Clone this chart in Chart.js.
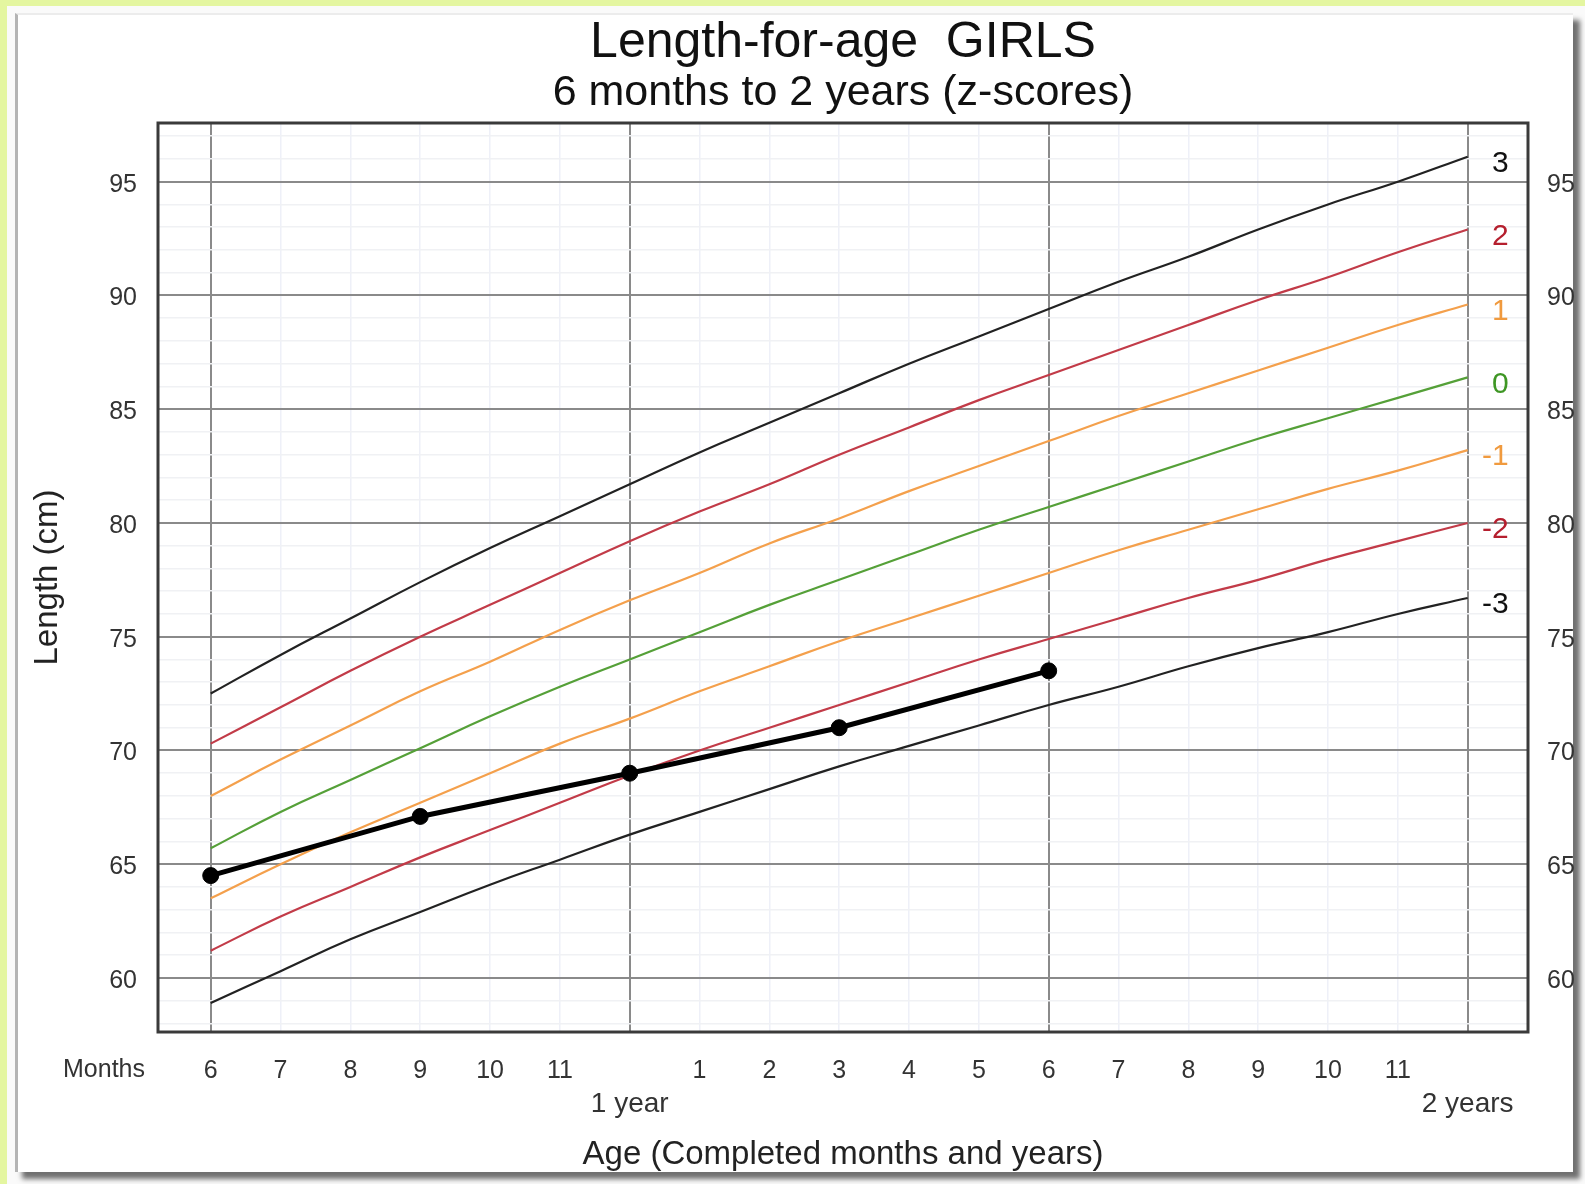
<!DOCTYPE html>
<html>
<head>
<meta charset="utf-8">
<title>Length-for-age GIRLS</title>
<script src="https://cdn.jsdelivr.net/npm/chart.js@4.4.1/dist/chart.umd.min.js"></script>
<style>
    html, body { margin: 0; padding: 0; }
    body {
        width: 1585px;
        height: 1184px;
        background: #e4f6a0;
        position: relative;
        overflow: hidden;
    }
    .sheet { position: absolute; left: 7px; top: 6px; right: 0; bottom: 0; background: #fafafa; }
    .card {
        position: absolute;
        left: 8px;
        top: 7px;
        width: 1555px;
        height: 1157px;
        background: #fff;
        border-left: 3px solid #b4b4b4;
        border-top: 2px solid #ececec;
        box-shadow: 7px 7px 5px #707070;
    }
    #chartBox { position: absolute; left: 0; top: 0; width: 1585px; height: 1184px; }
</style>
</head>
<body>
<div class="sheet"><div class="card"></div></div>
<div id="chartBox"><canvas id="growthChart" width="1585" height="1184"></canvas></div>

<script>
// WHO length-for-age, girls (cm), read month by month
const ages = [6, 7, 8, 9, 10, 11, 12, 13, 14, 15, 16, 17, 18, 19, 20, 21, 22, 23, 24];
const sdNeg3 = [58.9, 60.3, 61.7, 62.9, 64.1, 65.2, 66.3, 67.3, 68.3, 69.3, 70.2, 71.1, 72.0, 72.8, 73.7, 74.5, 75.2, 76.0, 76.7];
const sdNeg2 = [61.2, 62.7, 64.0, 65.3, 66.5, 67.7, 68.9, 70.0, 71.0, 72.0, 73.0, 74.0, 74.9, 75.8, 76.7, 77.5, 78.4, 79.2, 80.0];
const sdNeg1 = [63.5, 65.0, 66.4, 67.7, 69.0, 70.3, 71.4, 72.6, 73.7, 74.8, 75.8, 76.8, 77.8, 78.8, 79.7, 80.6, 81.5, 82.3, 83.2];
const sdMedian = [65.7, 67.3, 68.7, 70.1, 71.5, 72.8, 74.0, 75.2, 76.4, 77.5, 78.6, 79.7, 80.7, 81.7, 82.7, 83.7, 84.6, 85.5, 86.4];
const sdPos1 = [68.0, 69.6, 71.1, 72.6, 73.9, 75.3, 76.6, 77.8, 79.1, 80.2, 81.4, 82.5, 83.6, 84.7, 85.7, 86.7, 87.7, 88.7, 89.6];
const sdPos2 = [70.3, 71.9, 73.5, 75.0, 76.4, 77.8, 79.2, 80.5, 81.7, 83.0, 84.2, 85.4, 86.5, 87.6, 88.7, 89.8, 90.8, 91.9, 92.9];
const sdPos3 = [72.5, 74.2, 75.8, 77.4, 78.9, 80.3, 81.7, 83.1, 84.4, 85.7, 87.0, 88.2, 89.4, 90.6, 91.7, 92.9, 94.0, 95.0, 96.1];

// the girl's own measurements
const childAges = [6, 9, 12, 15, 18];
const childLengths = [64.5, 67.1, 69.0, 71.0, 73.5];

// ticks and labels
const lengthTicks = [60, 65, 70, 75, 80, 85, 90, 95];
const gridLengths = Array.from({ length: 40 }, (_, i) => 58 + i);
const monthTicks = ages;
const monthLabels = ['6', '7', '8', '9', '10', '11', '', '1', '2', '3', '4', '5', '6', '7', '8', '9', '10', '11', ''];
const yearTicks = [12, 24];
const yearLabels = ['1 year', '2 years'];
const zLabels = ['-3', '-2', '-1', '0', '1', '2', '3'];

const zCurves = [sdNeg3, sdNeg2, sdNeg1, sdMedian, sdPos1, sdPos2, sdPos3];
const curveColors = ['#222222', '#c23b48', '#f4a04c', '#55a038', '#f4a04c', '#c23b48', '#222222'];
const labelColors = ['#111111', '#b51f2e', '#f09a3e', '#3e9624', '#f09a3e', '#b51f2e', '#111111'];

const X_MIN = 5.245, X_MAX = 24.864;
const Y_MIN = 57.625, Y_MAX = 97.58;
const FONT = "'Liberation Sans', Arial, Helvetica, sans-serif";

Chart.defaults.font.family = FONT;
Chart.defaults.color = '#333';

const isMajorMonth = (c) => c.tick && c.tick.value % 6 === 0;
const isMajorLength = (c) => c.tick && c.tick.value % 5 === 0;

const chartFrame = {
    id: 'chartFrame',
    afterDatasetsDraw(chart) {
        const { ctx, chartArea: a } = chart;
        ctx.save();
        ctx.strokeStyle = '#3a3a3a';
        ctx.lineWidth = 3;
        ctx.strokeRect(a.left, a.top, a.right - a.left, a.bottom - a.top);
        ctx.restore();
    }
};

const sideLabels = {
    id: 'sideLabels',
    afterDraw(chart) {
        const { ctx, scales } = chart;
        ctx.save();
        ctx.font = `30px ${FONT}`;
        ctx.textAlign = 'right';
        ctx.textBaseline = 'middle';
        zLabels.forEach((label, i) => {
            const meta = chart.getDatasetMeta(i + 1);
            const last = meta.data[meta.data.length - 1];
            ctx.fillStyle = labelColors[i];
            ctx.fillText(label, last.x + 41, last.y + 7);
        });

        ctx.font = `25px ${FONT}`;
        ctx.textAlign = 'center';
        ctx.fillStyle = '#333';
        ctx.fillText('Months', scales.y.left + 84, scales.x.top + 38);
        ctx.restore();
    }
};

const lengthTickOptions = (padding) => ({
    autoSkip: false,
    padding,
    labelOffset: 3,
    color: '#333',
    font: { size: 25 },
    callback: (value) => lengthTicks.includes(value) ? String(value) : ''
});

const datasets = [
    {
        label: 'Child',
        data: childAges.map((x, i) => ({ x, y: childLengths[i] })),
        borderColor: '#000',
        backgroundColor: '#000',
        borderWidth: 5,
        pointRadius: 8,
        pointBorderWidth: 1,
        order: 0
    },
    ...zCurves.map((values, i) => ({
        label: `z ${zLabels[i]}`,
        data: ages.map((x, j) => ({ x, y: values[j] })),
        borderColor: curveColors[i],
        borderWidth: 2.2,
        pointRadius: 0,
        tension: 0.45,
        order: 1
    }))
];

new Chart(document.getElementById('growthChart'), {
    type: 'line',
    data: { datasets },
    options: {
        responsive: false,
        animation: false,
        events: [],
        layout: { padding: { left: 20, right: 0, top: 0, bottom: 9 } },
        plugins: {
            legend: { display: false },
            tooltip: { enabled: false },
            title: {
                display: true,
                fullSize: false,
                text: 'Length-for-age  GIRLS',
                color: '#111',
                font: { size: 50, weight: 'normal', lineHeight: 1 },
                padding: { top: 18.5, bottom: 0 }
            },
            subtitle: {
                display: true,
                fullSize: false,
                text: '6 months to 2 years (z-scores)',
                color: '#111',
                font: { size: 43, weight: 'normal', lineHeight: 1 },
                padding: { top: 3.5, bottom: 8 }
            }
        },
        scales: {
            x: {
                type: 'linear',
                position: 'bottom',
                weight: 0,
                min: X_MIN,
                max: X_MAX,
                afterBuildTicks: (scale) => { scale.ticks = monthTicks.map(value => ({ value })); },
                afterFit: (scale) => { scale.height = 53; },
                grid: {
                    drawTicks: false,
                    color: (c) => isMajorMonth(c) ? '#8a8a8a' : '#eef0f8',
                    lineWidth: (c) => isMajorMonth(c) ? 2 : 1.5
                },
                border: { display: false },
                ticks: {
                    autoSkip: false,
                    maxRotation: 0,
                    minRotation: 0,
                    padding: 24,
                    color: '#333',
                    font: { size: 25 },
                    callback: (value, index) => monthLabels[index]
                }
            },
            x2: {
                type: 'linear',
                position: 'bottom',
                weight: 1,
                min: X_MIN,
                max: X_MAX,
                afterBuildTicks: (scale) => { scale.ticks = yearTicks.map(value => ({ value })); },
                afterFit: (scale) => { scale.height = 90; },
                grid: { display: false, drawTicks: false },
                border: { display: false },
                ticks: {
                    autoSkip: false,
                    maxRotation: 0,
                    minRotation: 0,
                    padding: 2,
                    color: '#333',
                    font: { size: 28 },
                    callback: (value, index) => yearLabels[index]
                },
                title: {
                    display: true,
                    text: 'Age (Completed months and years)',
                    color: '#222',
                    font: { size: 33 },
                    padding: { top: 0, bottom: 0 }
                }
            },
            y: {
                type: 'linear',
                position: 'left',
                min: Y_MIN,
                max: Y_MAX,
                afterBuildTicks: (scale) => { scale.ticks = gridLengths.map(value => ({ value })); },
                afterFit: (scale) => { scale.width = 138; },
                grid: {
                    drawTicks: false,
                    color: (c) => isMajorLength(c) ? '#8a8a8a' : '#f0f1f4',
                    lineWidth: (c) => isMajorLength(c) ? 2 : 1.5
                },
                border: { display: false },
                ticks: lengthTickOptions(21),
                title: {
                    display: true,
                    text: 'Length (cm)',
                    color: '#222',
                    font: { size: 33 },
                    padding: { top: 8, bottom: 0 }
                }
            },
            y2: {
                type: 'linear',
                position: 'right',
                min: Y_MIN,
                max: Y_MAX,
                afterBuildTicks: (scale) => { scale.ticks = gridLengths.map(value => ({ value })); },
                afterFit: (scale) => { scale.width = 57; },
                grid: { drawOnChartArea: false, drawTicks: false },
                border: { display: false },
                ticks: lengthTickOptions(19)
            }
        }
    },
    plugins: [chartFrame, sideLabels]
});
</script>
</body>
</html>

________________________

Repeat, word for word and with no pictures, only the lines running from the beginning of the data to the line that contains "const childLengths = [64.5, 67.1, 69.0, 71.0, 73.5];".

> _Response_:
Clone this chart in Chart.js.
<!DOCTYPE html>
<html>
<head>
<meta charset="utf-8">
<title>Length-for-age GIRLS</title>
<script src="https://cdn.jsdelivr.net/npm/chart.js@4.4.1/dist/chart.umd.min.js"></script>
<style>
    html, body { margin: 0; padding: 0; }
    body {
        width: 1585px;
        height: 1184px;
        background: #e4f6a0;
        position: relative;
        overflow: hidden;
    }
    .sheet { position: absolute; left: 7px; top: 6px; right: 0; bottom: 0; background: #fafafa; }
    .card {
        position: absolute;
        left: 8px;
        top: 7px;
        width: 1555px;
        height: 1157px;
        background: #fff;
        border-left: 3px solid #b4b4b4;
        border-top: 2px solid #ececec;
        box-shadow: 7px 7px 5px #707070;
    }
    #chartBox { position: absolute; left: 0; top: 0; width: 1585px; height: 1184px; }
</style>
</head>
<body>
<div class="sheet"><div class="card"></div></div>
<div id="chartBox"><canvas id="growthChart" width="1585" height="1184"></canvas></div>

<script>
// WHO length-for-age, girls (cm), read month by month
const ages = [6, 7, 8, 9, 10, 11, 12, 13, 14, 15, 16, 17, 18, 19, 20, 21, 22, 23, 24];
const sdNeg3 = [58.9, 60.3, 61.7, 62.9, 64.1, 65.2, 66.3, 67.3, 68.3, 69.3, 70.2, 71.1, 72.0, 72.8, 73.7, 74.5, 75.2, 76.0, 76.7];
const sdNeg2 = [61.2, 62.7, 64.0, 65.3, 66.5, 67.7, 68.9, 70.0, 71.0, 72.0, 73.0, 74.0, 74.9, 75.8, 76.7, 77.5, 78.4, 79.2, 80.0];
const sdNeg1 = [63.5, 65.0, 66.4, 67.7, 69.0, 70.3, 71.4, 72.6, 73.7, 74.8, 75.8, 76.8, 77.8, 78.8, 79.7, 80.6, 81.5, 82.3, 83.2];
const sdMedian = [65.7, 67.3, 68.7, 70.1, 71.5, 72.8, 74.0, 75.2, 76.4, 77.5, 78.6, 79.7, 80.7, 81.7, 82.7, 83.7, 84.6, 85.5, 86.4];
const sdPos1 = [68.0, 69.6, 71.1, 72.6, 73.9, 75.3, 76.6, 77.8, 79.1, 80.2, 81.4, 82.5, 83.6, 84.7, 85.7, 86.7, 87.7, 88.7, 89.6];
const sdPos2 = [70.3, 71.9, 73.5, 75.0, 76.4, 77.8, 79.2, 80.5, 81.7, 83.0, 84.2, 85.4, 86.5, 87.6, 88.7, 89.8, 90.8, 91.9, 92.9];
const sdPos3 = [72.5, 74.2, 75.8, 77.4, 78.9, 80.3, 81.7, 83.1, 84.4, 85.7, 87.0, 88.2, 89.4, 90.6, 91.7, 92.9, 94.0, 95.0, 96.1];

// the girl's own measurements
const childAges = [6, 9, 12, 15, 18];
const childLengths = [64.5, 67.1, 69.0, 71.0, 73.5];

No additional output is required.